### What is expected
Each line of the material must be repeated precisely, with the pictures left out.

### Collected material
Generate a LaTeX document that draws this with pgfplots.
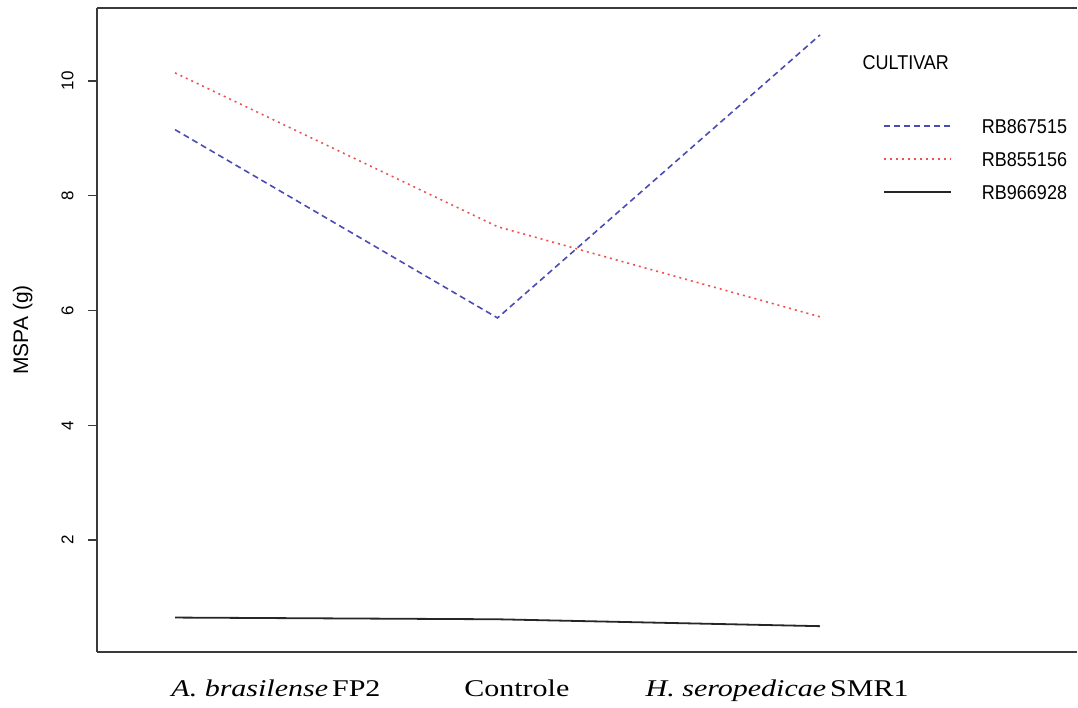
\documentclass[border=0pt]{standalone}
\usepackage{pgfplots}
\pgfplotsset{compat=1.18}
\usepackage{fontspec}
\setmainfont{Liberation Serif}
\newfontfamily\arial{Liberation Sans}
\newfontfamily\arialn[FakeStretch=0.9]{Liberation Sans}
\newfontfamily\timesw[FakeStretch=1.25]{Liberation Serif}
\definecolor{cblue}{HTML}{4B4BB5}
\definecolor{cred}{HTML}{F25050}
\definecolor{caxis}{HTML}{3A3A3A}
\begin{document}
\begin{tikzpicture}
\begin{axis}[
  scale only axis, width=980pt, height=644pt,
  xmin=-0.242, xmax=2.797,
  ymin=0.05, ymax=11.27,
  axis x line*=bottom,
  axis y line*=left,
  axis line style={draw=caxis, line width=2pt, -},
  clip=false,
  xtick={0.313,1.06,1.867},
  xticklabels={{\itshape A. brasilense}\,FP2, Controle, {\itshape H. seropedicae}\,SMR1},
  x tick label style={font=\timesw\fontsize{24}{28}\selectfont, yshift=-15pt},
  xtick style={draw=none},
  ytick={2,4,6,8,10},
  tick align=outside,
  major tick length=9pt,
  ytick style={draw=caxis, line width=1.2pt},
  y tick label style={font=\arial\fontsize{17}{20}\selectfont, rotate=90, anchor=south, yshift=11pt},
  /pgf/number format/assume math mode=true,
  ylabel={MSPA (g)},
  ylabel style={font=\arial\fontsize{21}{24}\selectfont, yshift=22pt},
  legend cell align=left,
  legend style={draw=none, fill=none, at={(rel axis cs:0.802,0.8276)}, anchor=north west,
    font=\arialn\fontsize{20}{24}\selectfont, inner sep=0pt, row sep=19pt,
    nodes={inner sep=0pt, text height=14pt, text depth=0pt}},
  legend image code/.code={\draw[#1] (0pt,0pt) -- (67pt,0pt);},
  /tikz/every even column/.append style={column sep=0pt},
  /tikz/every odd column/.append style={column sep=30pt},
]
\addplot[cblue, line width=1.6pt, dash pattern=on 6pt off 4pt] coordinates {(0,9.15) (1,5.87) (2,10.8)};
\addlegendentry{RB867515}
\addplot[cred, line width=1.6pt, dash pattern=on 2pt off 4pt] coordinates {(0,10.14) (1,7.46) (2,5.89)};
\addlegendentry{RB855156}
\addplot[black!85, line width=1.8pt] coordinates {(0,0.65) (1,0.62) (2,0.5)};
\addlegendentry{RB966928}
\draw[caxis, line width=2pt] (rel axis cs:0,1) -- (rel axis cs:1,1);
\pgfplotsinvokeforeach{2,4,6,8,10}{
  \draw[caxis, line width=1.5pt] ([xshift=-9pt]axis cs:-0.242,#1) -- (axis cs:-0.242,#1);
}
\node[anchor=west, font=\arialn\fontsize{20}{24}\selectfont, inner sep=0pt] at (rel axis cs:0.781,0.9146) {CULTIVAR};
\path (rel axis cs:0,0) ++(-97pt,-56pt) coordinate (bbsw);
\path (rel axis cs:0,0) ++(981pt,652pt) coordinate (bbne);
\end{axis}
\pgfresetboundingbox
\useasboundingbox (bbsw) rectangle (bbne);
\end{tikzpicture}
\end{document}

### Output of the exercise
Generate a LaTeX document that draws this with pgfplots.
\documentclass[border=0pt]{standalone}
\usepackage{pgfplots}
\pgfplotsset{compat=1.18}
\usepackage{fontspec}
\setmainfont{Liberation Serif}
\newfontfamily\arial{Liberation Sans}
\newfontfamily\arialn[FakeStretch=0.9]{Liberation Sans}
\newfontfamily\timesw[FakeStretch=1.25]{Liberation Serif}
\definecolor{cblue}{HTML}{4B4BB5}
\definecolor{cred}{HTML}{F25050}
\definecolor{caxis}{HTML}{3A3A3A}
\begin{document}
\begin{tikzpicture}
\begin{axis}[
  scale only axis, width=980pt, height=644pt,
  xmin=-0.242, xmax=2.797,
  ymin=0.05, ymax=11.27,
  axis x line*=bottom,
  axis y line*=left,
  axis line style={draw=caxis, line width=2pt, -},
  clip=false,
  xtick={0.313,1.06,1.867},
  xticklabels={{\itshape A. brasilense}\,FP2, Controle, {\itshape H. seropedicae}\,SMR1},
  x tick label style={font=\timesw\fontsize{24}{28}\selectfont, yshift=-15pt},
  xtick style={draw=none},
  ytick={2,4,6,8,10},
  tick align=outside,
  major tick length=9pt,
  ytick style={draw=caxis, line width=1.2pt},
  y tick label style={font=\arial\fontsize{17}{20}\selectfont, rotate=90, anchor=south, yshift=11pt},
  /pgf/number format/assume math mode=true,
  ylabel={MSPA (g)},
  ylabel style={font=\arial\fontsize{21}{24}\selectfont, yshift=22pt},
  legend cell align=left,
  legend style={draw=none, fill=none, at={(rel axis cs:0.802,0.8276)}, anchor=north west,
    font=\arialn\fontsize{20}{24}\selectfont, inner sep=0pt, row sep=19pt,
    nodes={inner sep=0pt, text height=14pt, text depth=0pt}},
  legend image code/.code={\draw[#1] (0pt,0pt) -- (67pt,0pt);},
  /tikz/every even column/.append style={column sep=0pt},
  /tikz/every odd column/.append style={column sep=30pt},
]
\addplot[cblue, line width=1.6pt, dash pattern=on 6pt off 4pt] coordinates {(0,9.15) (1,5.87) (2,10.8)};
\addlegendentry{RB867515}
\addplot[cred, line width=1.6pt, dash pattern=on 2pt off 4pt] coordinates {(0,10.14) (1,7.46) (2,5.89)};
\addlegendentry{RB855156}
\addplot[black!85, line width=1.8pt] coordinates {(0,0.65) (1,0.62) (2,0.5)};
\addlegendentry{RB966928}
\draw[caxis, line width=2pt] (rel axis cs:0,1) -- (rel axis cs:1,1);
\pgfplotsinvokeforeach{2,4,6,8,10}{
  \draw[caxis, line width=1.5pt] ([xshift=-9pt]axis cs:-0.242,#1) -- (axis cs:-0.242,#1);
}
\node[anchor=west, font=\arialn\fontsize{20}{24}\selectfont, inner sep=0pt] at (rel axis cs:0.781,0.9146) {CULTIVAR};
\path (rel axis cs:0,0) ++(-97pt,-56pt) coordinate (bbsw);
\path (rel axis cs:0,0) ++(981pt,652pt) coordinate (bbne);
\end{axis}
\pgfresetboundingbox
\useasboundingbox (bbsw) rectangle (bbne);
\end{tikzpicture}
\end{document}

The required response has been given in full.